### PROVIDED MATERIAL
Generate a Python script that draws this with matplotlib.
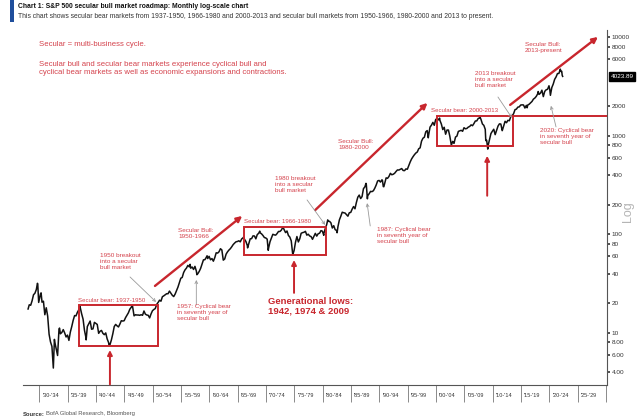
import matplotlib
matplotlib.use("Agg")
import matplotlib.pyplot as plt
import numpy as np
from matplotlib.patches import Rectangle
from matplotlib.ticker import NullLocator, FixedLocator, FixedFormatter, NullFormatter
from matplotlib.transforms import blended_transform_factory

plt.rcParams['font.family'] = ['Liberation Sans Narrow', 'Liberation Sans', 'DejaVu Sans']

# ---------------- data ----------------
start_year = 1928
# S&P 500 quarter-end levels, 1928Q1 .. 2022Q1
spx_quarterly = [
    19.3, 19.1, 21.2, 24.4,     # 1928
    25.3, 27.6, 31.3, 21.5,     # 1929
    25.1, 20.5, 21.0, 15.3,     # 1930
    18.0, 14.8, 9.7, 8.1,       # 1931
    7.3, 4.4, 8.1, 6.9,         # 1932
    5.9, 10.9, 9.8, 10.1,       # 1933
    10.8, 10.0, 9.1, 9.5,       # 1934
    8.4, 10.2, 11.6, 13.4,      # 1935
    15.0, 14.9, 16.2, 17.2,     # 1936
    18.1, 15.6, 13.8, 10.6,     # 1937
    9.0, 11.6, 12.4, 13.2,      # 1938
    10.9, 11.0, 12.8, 12.5,     # 1939
    12.2, 9.9, 10.4, 10.6,      # 1940
    9.9, 9.6, 10.0, 8.7,        # 1941
    8.0, 7.6, 8.5, 9.8,         # 1942
    11.6, 12.2, 11.8, 11.5,     # 1943
    12.3, 13.3, 13.2, 13.3,     # 1944
    14.3, 15.1, 16.0, 17.4,     # 1945
    18.2, 18.4, 14.9, 15.3,     # 1946
    15.2, 15.2, 15.1, 15.3,     # 1947
    15.1, 16.7, 15.5, 15.2,     # 1948
    15.1, 14.2, 15.6, 16.8,     # 1949
    17.3, 17.7, 19.5, 20.4,     # 1950
    21.5, 21.0, 23.3, 23.8,     # 1951
    24.4, 25.0, 25.0, 26.6,     # 1952
    25.3, 24.1, 23.4, 24.8,     # 1953
    26.9, 29.2, 32.3, 35.9,     # 1954
    36.6, 41.0, 43.7, 45.5,     # 1955
    48.5, 46.9, 45.4, 46.7,     # 1956
    44.1, 47.4, 42.4, 39.9,     # 1957
    42.1, 45.2, 50.1, 55.2,     # 1958
    55.4, 58.5, 56.9, 59.9,     # 1959
    55.3, 56.9, 53.5, 58.1,     # 1960
    65.1, 64.6, 66.7, 71.6,     # 1961
    69.6, 54.8, 56.3, 63.1,     # 1962
    66.6, 69.4, 71.7, 75.0,     # 1963
    78.9, 81.7, 84.2, 84.8,     # 1964
    86.2, 84.1, 90.0, 92.4,     # 1965
    89.2, 84.7, 77.0, 80.3,     # 1966
    90.2, 90.6, 96.7, 96.5,     # 1967
    90.2, 99.6, 102.7, 103.9,   # 1968
    101.5, 97.7, 93.1, 92.1,    # 1969
    89.6, 72.7, 84.3, 92.2,     # 1970
    100.3, 99.0, 98.3, 102.1,   # 1971
    107.2, 107.1, 110.6, 118.1, # 1972
    111.5, 104.3, 108.4, 97.6,  # 1973
    94.0, 86.0, 63.5, 68.6,     # 1974
    83.4, 95.2, 83.9, 90.2,     # 1975
    102.8, 104.3, 105.2, 107.5, # 1976
    98.4, 100.5, 96.5, 95.1,    # 1977
    89.2, 95.5, 102.5, 96.1,    # 1978
    101.6, 102.9, 109.3, 107.9, # 1979
    102.1, 114.2, 125.5, 135.8, # 1980
    136.0, 131.2, 116.2, 122.6, # 1981
    111.9, 109.6, 120.4, 140.6, # 1982
    153.0, 168.1, 166.1, 164.9, # 1983
    159.2, 153.2, 166.1, 167.2, # 1984
    180.7, 191.9, 182.1, 211.3, # 1985
    238.9, 250.8, 231.3, 242.2, # 1986
    291.7, 304.0, 321.8, 247.1, # 1987
    258.9, 273.5, 271.9, 277.7, # 1988
    294.9, 317.9, 349.2, 353.4, # 1989
    339.9, 358.0, 306.1, 330.2, # 1990
    375.2, 371.2, 387.9, 417.1, # 1991
    403.7, 408.1, 417.8, 435.7, # 1992
    451.7, 450.5, 458.9, 466.5, # 1993
    445.8, 444.3, 462.7, 459.3, # 1994
    500.7, 544.8, 584.4, 615.9, # 1995
    645.5, 670.6, 687.3, 740.7, # 1996
    757.1, 885.1, 947.3, 970.4, # 1997
    1101.8, 1133.8, 1017.0, 1229.2,  # 1998
    1286.4, 1372.7, 1282.7, 1469.3,  # 1999
    1498.6, 1454.6, 1436.5, 1320.3,  # 2000
    1160.3, 1224.4, 1040.9, 1148.1,  # 2001
    1147.4, 989.8, 815.3, 879.8,     # 2002
    848.2, 974.5, 996.0, 1111.9,     # 2003
    1126.2, 1140.8, 1114.6, 1211.9,  # 2004
    1180.6, 1191.3, 1228.8, 1248.3,  # 2005
    1294.8, 1270.2, 1335.9, 1418.3,  # 2006
    1420.9, 1503.4, 1526.8, 1468.4,  # 2007
    1322.7, 1280.0, 1166.4, 903.3,   # 2008
    797.9, 919.3, 1057.1, 1115.1,    # 2009
    1169.4, 1030.7, 1141.2, 1257.6,  # 2010
    1325.8, 1320.6, 1131.4, 1257.6,  # 2011
    1408.5, 1362.2, 1440.7, 1426.2,  # 2012
    1569.2, 1606.3, 1681.6, 1848.4,  # 2013
    1872.3, 1960.2, 1972.3, 2058.9,  # 2014
    2067.9, 2063.1, 1920.0, 2043.9,  # 2015
    2059.7, 2098.9, 2168.3, 2238.8,  # 2016
    2362.7, 2423.4, 2519.4, 2673.6,  # 2017
    2640.9, 2718.4, 2914.0, 2506.9,  # 2018
    2834.4, 2941.8, 2976.7, 3230.8,  # 2019
    2584.6, 3100.3, 3363.0, 3756.1,  # 2020
    3972.9, 4297.5, 4307.5, 4766.2,  # 2021
    4530.4,                          # 2022Q1
]
# intra-quarter peaks and troughs (decimal year, level)
extreme_years = [1928.0, 1929.65, 1929.87, 1930.3, 1932.65, 1933.55, 1937.15, 1938.25,
                 1942.3, 1946.4, 1956.6, 1957.8, 1959.6, 1966.05, 1966.75, 1968.9,
                 1970.4, 1973.0, 1974.75, 1980.2, 1980.9, 1982.55, 1987.65, 1987.9,
                 1990.55, 1990.8, 1998.65, 2000.65, 2002.75, 2003.2, 2007.8, 2008.8,
                 2009.15, 2011.7, 2016.1, 2018.05, 2020.1, 2022.05, 2022.29, 2022.37]
extreme_values = [17.5, 31.9, 20.4, 25.5, 8.6, 11.2, 18.6, 8.5,
                  7.5, 19.2, 49.7, 39.0, 60.7, 94.0, 73.0, 108.0,
                  69.0, 119.0, 63.0, 98.0, 140.5, 104.0, 330.0, 230.0,
                  356.0, 305.0, 957.0, 1517.0, 815.0, 841.0, 1549.0, 896.0,
                  735.0, 1131.0, 1932.0, 2824.0, 2954.0, 4516.0, 4132.0, 4023.89]
last_value = 4023.89

y_ticks = [10000, 8000, 6000, 2000, 1000, 800, 600, 400, 200, 100, 80, 60, 40, 20, 10, 8, 6, 4]
y_tick_labels = ['10000', '8000', '6000', '2000', '1000', '800', '600', '400', '200',
                 '100', '80', '60', '40', '20', '10', '8.00', '6.00', '4.00']
period_edges = list(range(1930, 2035, 5))
period_labels = ["'30-'34", "'35-'39", "'40-'44", "'45-'49", "'50-'54", "'55-'59", "'60-'64",
                 "'65-'69", "'70-'74", "'75-'79", "'80-'84", "'85-'89", "'90-'94", "'95-'99",
                 "'00-'04", "'05-'09", "'10-'14", "'15-'19", "'20-'24", "'25-'29"]

# ---------------- build series ----------------
q_years = np.array([start_year + i // 4 + ((i % 4) * 3 + 2.5) / 12 for i in range(len(spx_quarterly))])
t = np.concatenate([q_years, np.array(extreme_years)])
v = np.concatenate([np.array(spx_quarterly), np.array(extreme_values)])
order = np.argsort(t)
t, v = t[order], v[order]

RED = '#c8262d'
RED_TXT = '#d4424c'
GRAY = '#9a9a9a'

fig = plt.figure(figsize=(6.4, 4.18), dpi=100)
W, H = 640, 418
def fx(px): return px / W
def fy(py): return 1 - py / H

ax = fig.add_axes([22.7 / W, 1 - 385 / H, (607 - 22.7) / W, (385 - 30) / H])
ax.set_yscale('log')
ax.set_xlim(1927.05, 2030.2)
ax.set_ylim(2.96, 11900)

ax.plot(t, v, color='#111111', lw=1.1, zorder=3)

for s in ['top', 'left']:
    ax.spines[s].set_visible(False)
ax.spines['bottom'].set_color('#555555')
ax.spines['right'].set_color('#555555')
ax.spines['bottom'].set_linewidth(0.8)
ax.spines['right'].set_linewidth(0.8)

ax.yaxis.tick_right()
ax.yaxis.set_major_locator(FixedLocator(y_ticks))
ax.yaxis.set_major_formatter(FixedFormatter(y_tick_labels))
ax.yaxis.set_minor_locator(NullLocator())
ax.yaxis.set_minor_formatter(NullFormatter())
ax.tick_params(axis='y', which='major', direction='out', length=2.5, width=1.2,
               labelsize=4.6, pad=1, colors='#333333')

ax.xaxis.set_major_locator(FixedLocator(period_edges))
ax.xaxis.set_major_formatter(NullFormatter())
ax.xaxis.set_minor_locator(FixedLocator([e + 2.0 for e in period_edges[:-1]]))
ax.xaxis.set_minor_formatter(FixedFormatter(period_labels))
ax.tick_params(axis='x', which='major', direction='out', length=12, width=0.6, color='#777777')
ax.tick_params(axis='x', which='minor', length=0, labelsize=4.0, pad=6, labelcolor='#333333')

# ---------------- boxes ----------------
boxes = [(1937.0, 1950.9, 7.4, 19.0), (1966.1, 1980.6, 61.5, 120.0), (2000.2, 2013.6, 785.0, 1590.0)]
for x0, x1, y0, y1 in boxes:
    ax.add_patch(Rectangle((x0, y0), x1 - x0, y1 - y0, fill=False, ec=RED, lw=1.4, zorder=4))
ax.hlines(1590.0, 2013.6, 2030.2, color=RED, lw=1.4, zorder=4)

# ---------------- red trend arrows ----------------
trend_arrows = [((1950.4, 30.0), (1965.8, 154.0)),
                ((1978.7, 177.0), (1998.5, 2163.0)),
                ((2013.1, 2066.0), (2028.6, 10120.0))]
for tail, head in trend_arrows:
    ax.annotate('', xy=head, xytext=tail,
                arrowprops=dict(arrowstyle='-|>', color=RED, lw=1.7, mutation_scale=8,
                                shrinkA=0, shrinkB=0), zorder=5)

# generational low arrows
low_arrows = [((1942.45, 3.0), (1942.45, 6.7)),
              ((1974.95, 25.5), (1974.95, 55.0)),
              ((2009.05, 247.0), (2009.05, 628.0))]
for tail, head in low_arrows:
    ax.annotate('', xy=head, xytext=tail, annotation_clip=False,
                arrowprops=dict(arrowstyle='-|>', color=RED, lw=1.4, mutation_scale=7,
                                shrinkA=0, shrinkB=0), zorder=5)

# gray pointer arrows
pointers = [((1946.0, 37.0), (1950.6, 20.6)),
            ((1957.7, 19.2), (1957.7, 34.5)),
            ((1977.25, 224.0), (1980.45, 125.0)),
            ((1988.4, 122.0), (1987.85, 208.0)),
            ((2010.95, 2484.0), (2013.4, 1530.0)),
            ((2021.2, 1236.0), (2020.3, 2024.0))]
for tail, head in pointers:
    ax.annotate('', xy=head, xytext=tail,
                arrowprops=dict(arrowstyle='->', color=GRAY, lw=0.6, mutation_scale=5,
                                shrinkA=0, shrinkB=0), zorder=5)

# last value tag
ax.text(1.006, last_value, '4023.89', transform=blended_transform_factory(ax.transAxes, ax.transData),
        color='white', fontsize=4.6, va='center', ha='left', clip_on=False,
        bbox=dict(boxstyle='square,pad=0.3', fc='black', ec='black'))

# ---------------- texts ----------------
fs = 4.6
fig.text(fx(39), fy(45), 'Secular = multi-business cycle.', color=RED_TXT, fontsize=5.6, va='center')
fig.text(fx(39), fy(61), 'Secular bull and secular bear markets experience cyclical bull and\n'
         'cyclical bear markets as well as economic expansions and contractions.',
         color=RED_TXT, fontsize=5.6, va='top', linespacing=1.15)

notes = [
    (78, 300.7, 'Secular bear: 1937-1950'),
    (244, 221.7, 'Secular bear: 1966-1980'),
    (431, 111.0, 'Secular bear: 2000-2013'),
]
for px, py, s in notes:
    fig.text(fx(px), fy(py), s, color=RED_TXT, fontsize=4.4, va='center')

multi = [
    (100, 253, '1950 breakout\ninto a secular\nbull market'),
    (177, 304, '1957: Cyclical bear\nin seventh year of\nsecular bull'),
    (178, 228, 'Secular Bull:\n1950-1966'),
    (275, 176, '1980 breakout\ninto a secular\nbull market'),
    (338, 139, 'Secular Bull:\n1980-2000'),
    (377, 227, '1987: Cyclical bear\nin seventh year of\nsecular bull'),
    (475, 71, '2013 breakout\ninto a secular\nbull market'),
    (525, 42, 'Secular Bull:\n2013-present'),
    (540, 128, '2020: Cyclical bear\nin seventh year of\nsecular bull'),
]
for px, py, s in multi:
    fig.text(fx(px), fy(py), s, color=RED_TXT, fontsize=fs, va='top', linespacing=1.25)

fig.text(fx(268), fy(297), 'Generational lows:\n1942, 1974 & 2009', color=RED, fontsize=6.8,
         fontweight='bold', va='top', linespacing=1.05)

fig.text(fx(628), fy(212), 'Log', rotation=90, color='#b5b5b5', fontsize=9, ha='center', va='center')

# title block
fig.add_artist(Rectangle((fx(10), fy(22)), 4 / W, 22 / H, transform=fig.transFigure,
                         color='#1f4e9c', lw=0))
fig.text(fx(18), fy(6), 'Chart 1: S&P 500 secular bull market roadmap: Monthly log-scale chart',
         fontsize=4.9, fontweight='bold', va='center', color='#111111')
fig.text(fx(18), fy(17), 'This chart shows secular bear markets from 1937-1950, 1966-1980 and 2000-2013 '
         'and secular bull markets from 1950-1966, 1980-2000 and 2013 to present.',
         fontsize=4.9, va='center', color='#333333')

fig.text(fx(23), fy(414), 'Source:', fontsize=4.2, fontweight='bold', va='center', color='#333333')
fig.text(fx(46), fy(414), 'BofA Global Research, Bloomberg', fontsize=4.2, va='center', color='#555555')

fig.savefig('out.png', dpi=100)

### WHAT YOU WILL DO
Each line that holds the word "matplotlib" is to be copied.

### TASK RESULT
Generate a Python script that draws this with matplotlib.
import matplotlib
matplotlib.use("Agg")
import matplotlib.pyplot as plt
from matplotlib.patches import Rectangle
from matplotlib.ticker import NullLocator, FixedLocator, FixedFormatter, NullFormatter
from matplotlib.transforms import blended_transform_factory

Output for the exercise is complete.